Perhaps they were worried about Monaco being a street track and getting very slippery when its wet but still the rain had really not appeared at all. I just can't understand leaving your driver stuck behind 4 or 5 other cars knowing he is losing pace when he could be in clear air making up chunks of time.

Yes, but waiting for the rain wasn't necessarily a bad thing, it depends on the circumstances. Vettel's wait for rain let him jump Massa and Hamilton. Button had to wait for rain because let's be honest, he had no other choice. In Raikkonen's case though, you are dead right (And those bottled up behind Kimi too).

The thing is if it did start raining and everybody had to come in for inters, then they've got ~20 seconds on the people who pitted for slicks earlier (Maybe less depending on how the car reacts to the prime tyres). It just didn't work out for them. You may have been shouting at the TV as I doubt you made that judgement solely on hindsight, but it was a very difficult decision for the teams; those in the points had a lot to lose and if it did start raining they would have been caught behind the traffic they were trying to jump because they'd be out of phase with the pitstops and therefore behind them on-track.

From the pitstop window (around lap 20-25) the forecast was 'rain in a few minutes' and so anyone who did pit would've looked a little silly if it had rained.

I'm not totally disagreeing with you; they were on the wrong strategy, i'm just trying to justify the strategy most teams had. In the context of the race, the teams were expecting rain shortly after the first pit stop window. An early pitstop would've been catastrophic to anyones race had it started raining. If it started to rain around lap 25, Vergne probably would've ended up at the back of the midfield.
 
Yes I realise the whole point was that they didn't want to lose 20 seconds in the pits if the rain came - my point is they were losing way more than that to people like Vergne even if it had rained for a couple of laps. Slicks are not impossible to race with in slightly wet conditions and there has been plenty of cross-over in the past.
The main worry (as I suggested before) is that Monaco is a bit more slippery in the wet and so being on slicks for any amount of time is a risk not worth taking.

But really, I'm referring to drivers and teams who had literally nothing to lose by trying to go for an undercut. I'm not referring to the race-leaders - they are obviously always going to go for a conservative strategy and wait for everyone else to pit.
Its the fact the entire field bar Vergne and Di Resta I think stuck to the same stategy despite being so slow behind traffic. If Senna, Hulkenburg and Schumacher had also pitted earlier, they could have potentially come out nearer Vettel or even further up - such was the slow pace of the general pack. Instead they chose to get held up by Raikkonen waiting for rain that never appeared.

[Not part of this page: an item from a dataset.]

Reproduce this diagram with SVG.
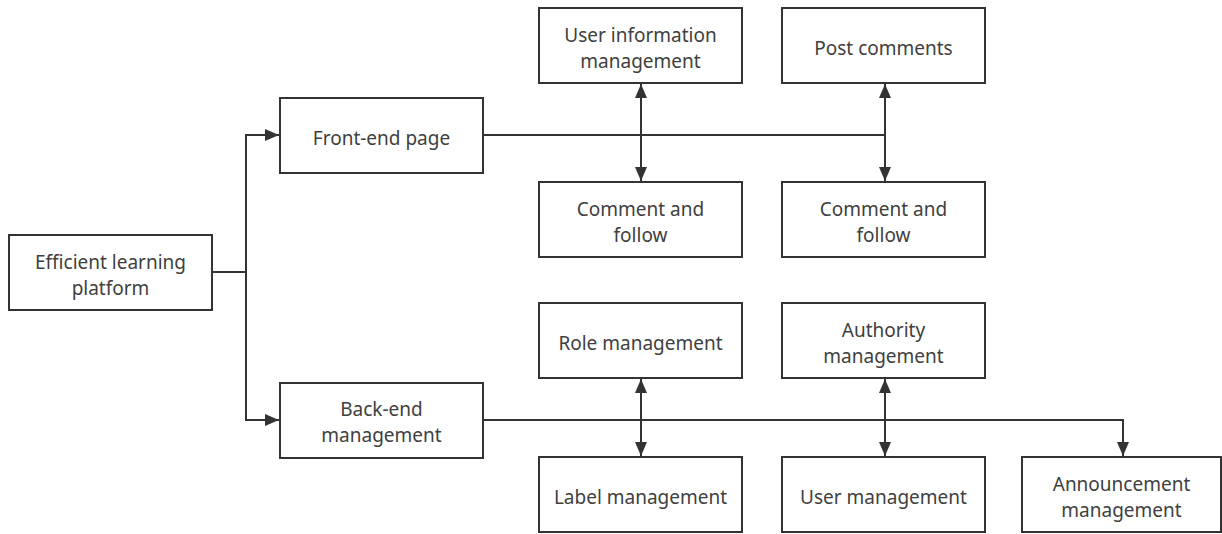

Normally its Sauber or someone who goes for the boring conservative strategy calls trying to 1-stop. But this race it was nearly everyone, making the race pretty dull.
It just seemed too much like the strategists were too busy worrying about the weather radar than actually sticking their hand out the pit garage and making a judgment call on the current conditions. Time lost pitting can be made up easily just by being on the right tyre at the right time. I'm just disappointed nobody had the balls to go all-out attack - partly because its more exciting for the race but also because it makes perfect sense to give it a gamble!
 
Yes I realise the whole point was that they didn't want to lose 20 seconds in the pits if the rain came - my point is they were losing way more than that to people like Vergne even if it had rained for a couple of laps. Slicks are not impossible to race with in slightly wet conditions and there has been plenty of cross-over in the past.
The main worry (as I suggested before) is that Monaco is a bit more slippery in the wet and so being on slicks for any amount of time is a risk not worth taking.

But really, I'm referring to drivers and teams who had literally nothing to lose by trying to go for an undercut. I'm not referring to the race-leaders - they are obviously always going to go for a conservative strategy and wait for everyone else to pit.
Its the fact the entire field bar Vergne and Di Resta I think stuck to the same stategy despite being so slow behind traffic. If Senna, Hulkenburg and Schumacher had also pitted earlier, they could have potentially come out nearer Vettel or even further up - such was the slow pace of the general pack. Instead they chose to get held up by Raikkonen waiting for rain that never appeared.

Normally its Sauber or someone who goes for the boring conservative strategy calls trying to 1-stop. But this race it was nearly everyone, making the race pretty dull.
It just seemed too much like the strategists were too busy worrying about the weather radar than actually sticking their hand out the pit garage and making a judgment call on the current conditions. Time lost pitting can be made up easily just by being on the right tyre at the right time. I'm just disappointed nobody had the balls to go all-out attack - partly because its more exciting for the race but also because it makes perfect sense to give it a gamble!

On any other track certainly, but here where track position is key... I suppose all the teams were being very conservative with their strategy.

In other news, Massa has turned a corner. He turned lots of corners in Monaco, for sure.
 
At least the top 6 guys were all very close to each other.

To me that just highlights the inability to pass and makes it all the more frustrating. Last year's race was another example, Button was 2 seconds a lap quicker then the two cars ahead of him but could do nothing.

At Monaco I'd much rather have one car go out and crush the field and ooh and aww over a dominant performance then watch the 3rd or 4th fastest car lead and hold everyone up for 40 laps.